What’s positive self talk, really?
People often hear someone talking about the power of positive self talk and the first reaction is eye rolling. Many automatically think the words (positive self talk) are trying to be sold as some magical cure all, and because most of us know there’s no such thing, the idea alone can rub people the wrong way.
Today, I want to share how I approach this concept when working with clients I coach. First, part of being a coach who knows what it feels like to be extremely low in self love, respect and belief, means I also know that just thinking more positive doesn’t make problems and deep-seated beliefs vanish. I actually dislike how quotes about positive self-talk are shared without adding that it’s a process. For someone having a terrible life day, the last thing they need to see is a quote saying, you’re sad because you’re ungrateful and not trying hard enough.
People who practice positive self talk still have hard days. They still face all the challenges others do, BUT they have committed themselves to a way of thinking that helps them crawl out of the dark hole faster or avoid it all together. Here’s an example of a person who doesn’t practice positive self talk versus someone who does.
– Amanda had a terrible week. She started it off waking up late on Monday, which turned her day upside down. When she arrived home, she was stressed and overwhelmed. She skipped a good meal for ice cream and got lost scrolling social media into the wee hours and following this cycle, ended up being late for work 2 more days over the week, which only made her feel worse.

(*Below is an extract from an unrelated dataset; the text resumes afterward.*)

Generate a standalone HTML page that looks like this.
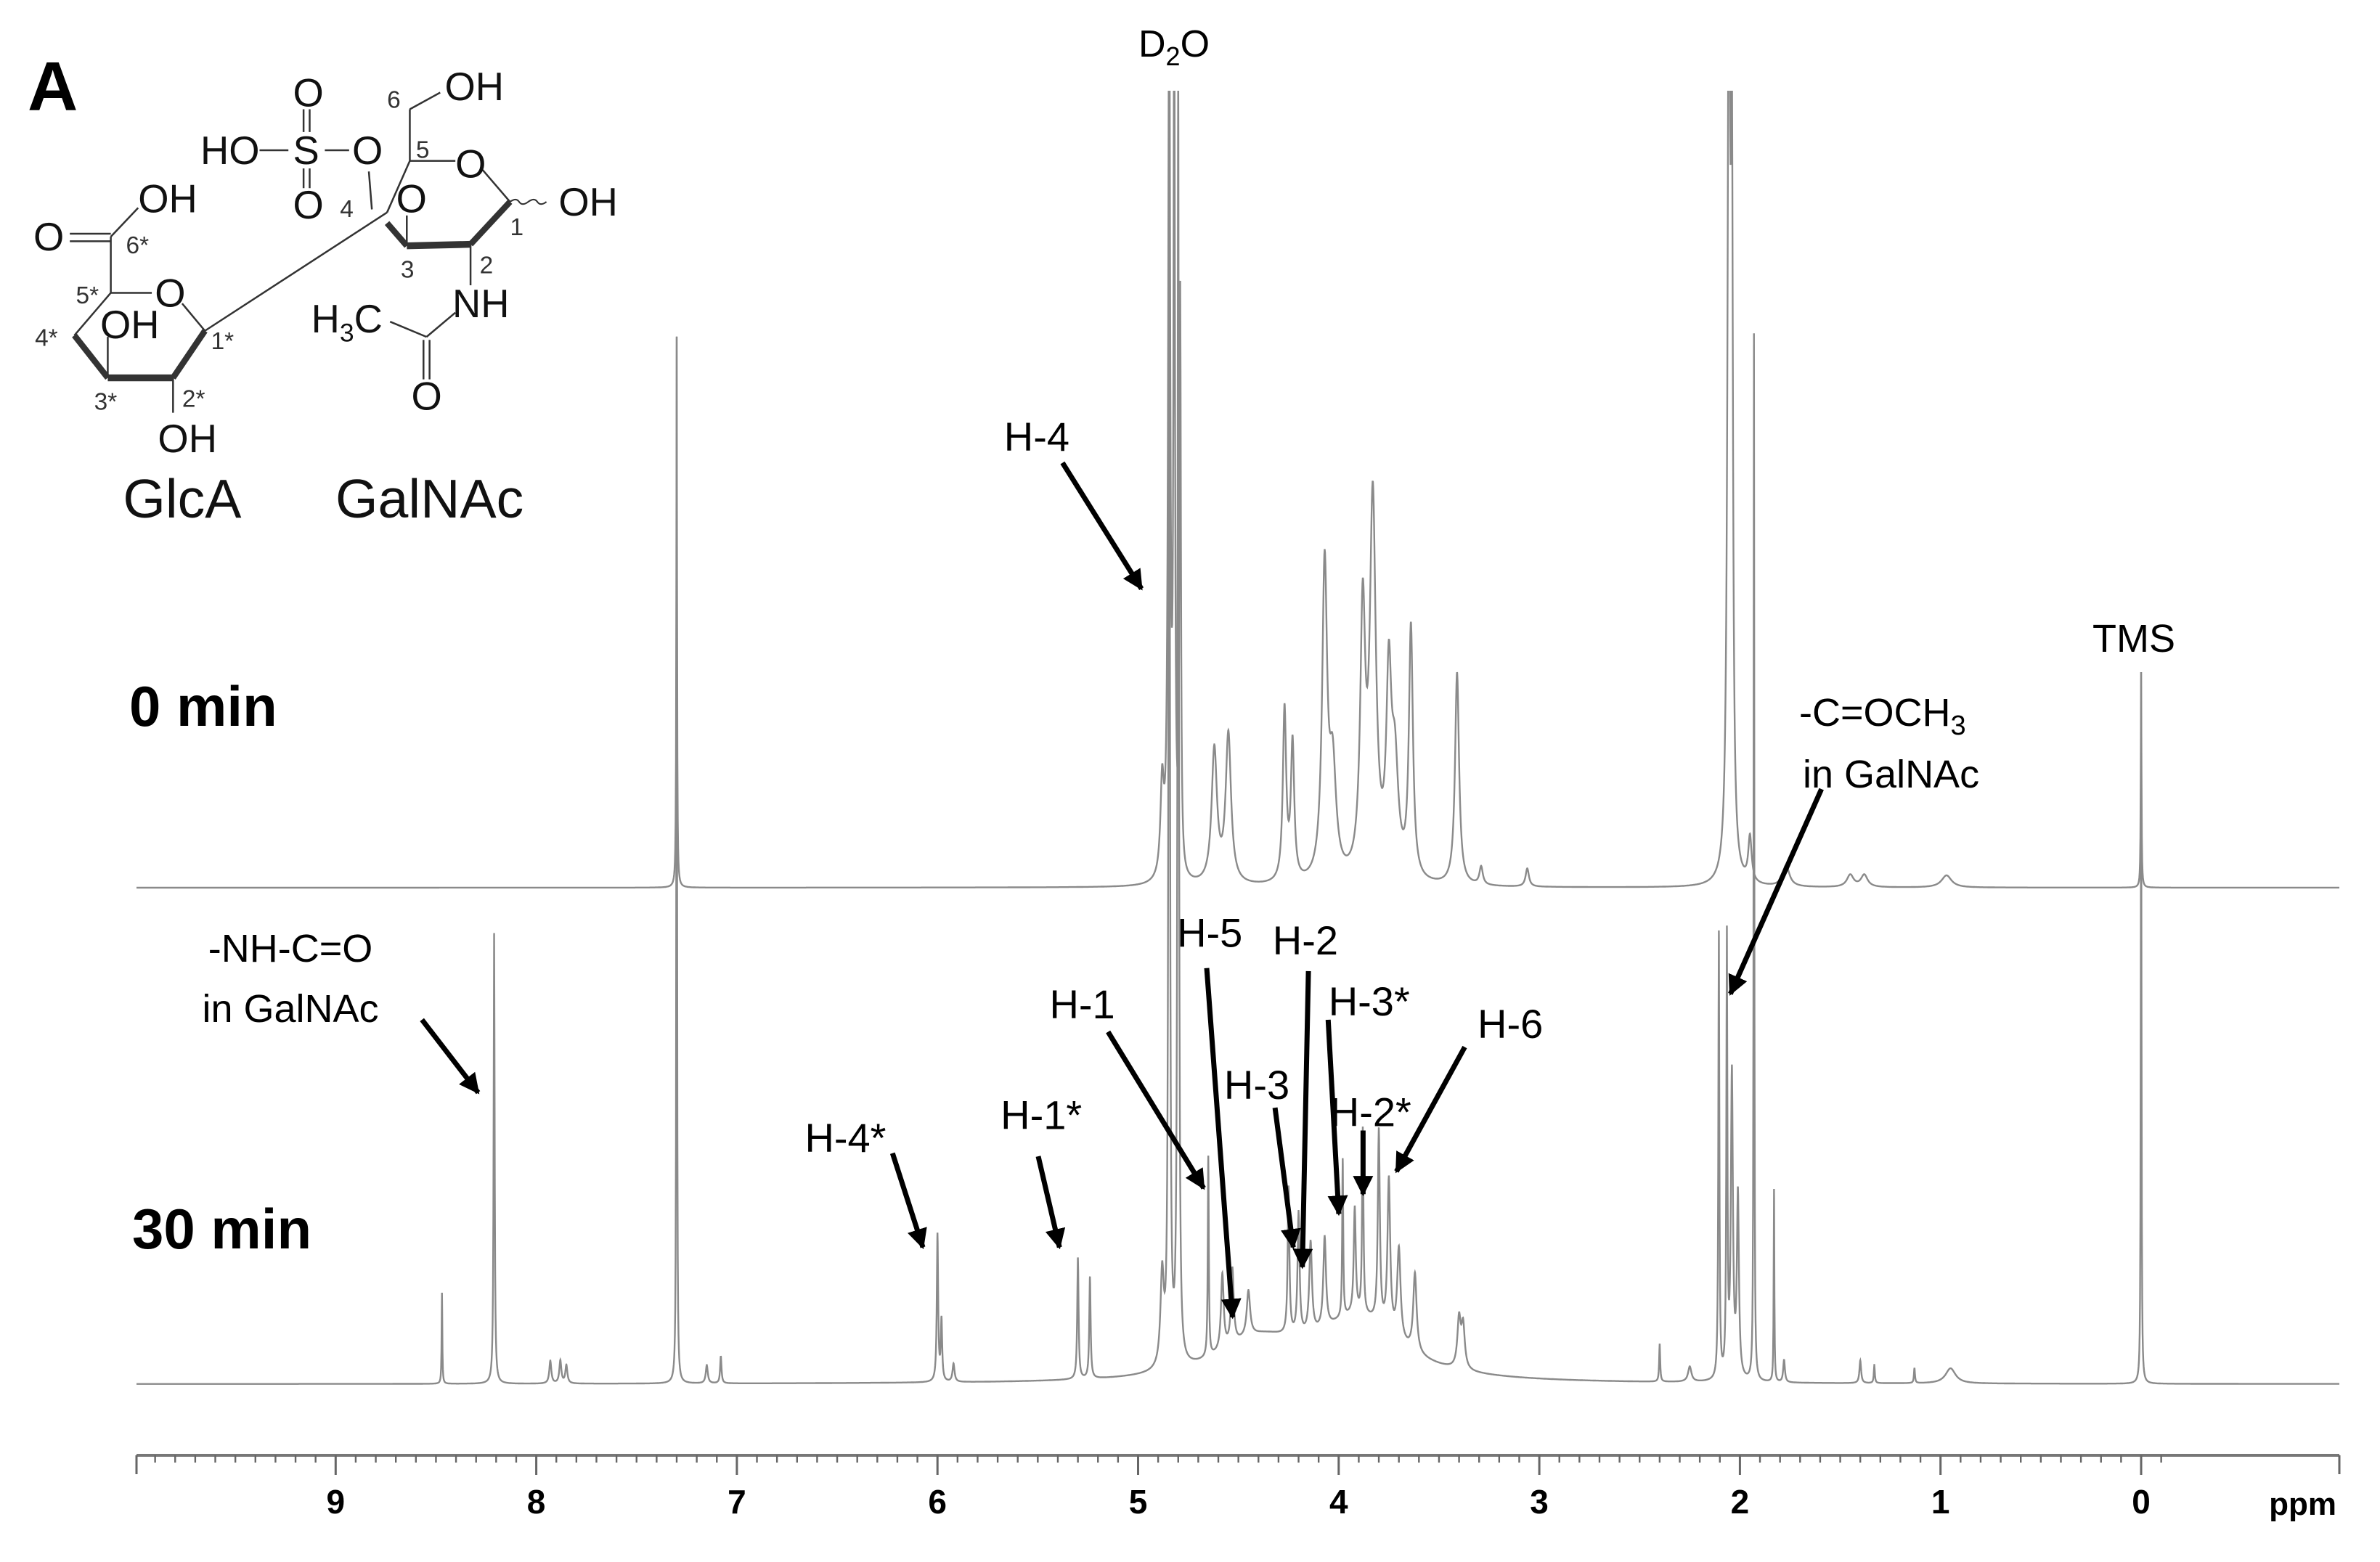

~ Amanda started her week off on the wrong foot and found herself late for work Monday morning and it turned her day upside down. Once home, she went to reach for some ice cream, had it in her hand and thought, “will this make me feel better or worse?” Knowing the answer, she walked it back to the freezer and made herself a nice chicken salad. She recognized that the stress of the day was following her into the night, so she she gave herself a pep talk. “Ok Amanda, your day sucked. You need to have a nice hot bath, read a little and get to bed at a decent hour so you can wake up on time tomorrow rested. Today sucked, but let’s make tomorrow great. The way she talked to herself allowed her to move past her off day and the rest of the week was much better.
Notice in the last example I said much better and not perfect. The key to positive self talk is recognizing that we’re in a downward spiral or could be if we don’t turn things around. Practicing positive self talk doesn’t always change outcomes. Amanda was late for work on Monday in both scenarios. It does, however, allow us to evaluate life situations as they come up, where we can work out a positive solution to turn things around or keep things from coming undone in the first place. Practicing positive self talk is a choice to be your own cheerleader like most of us already are for those we love and care about.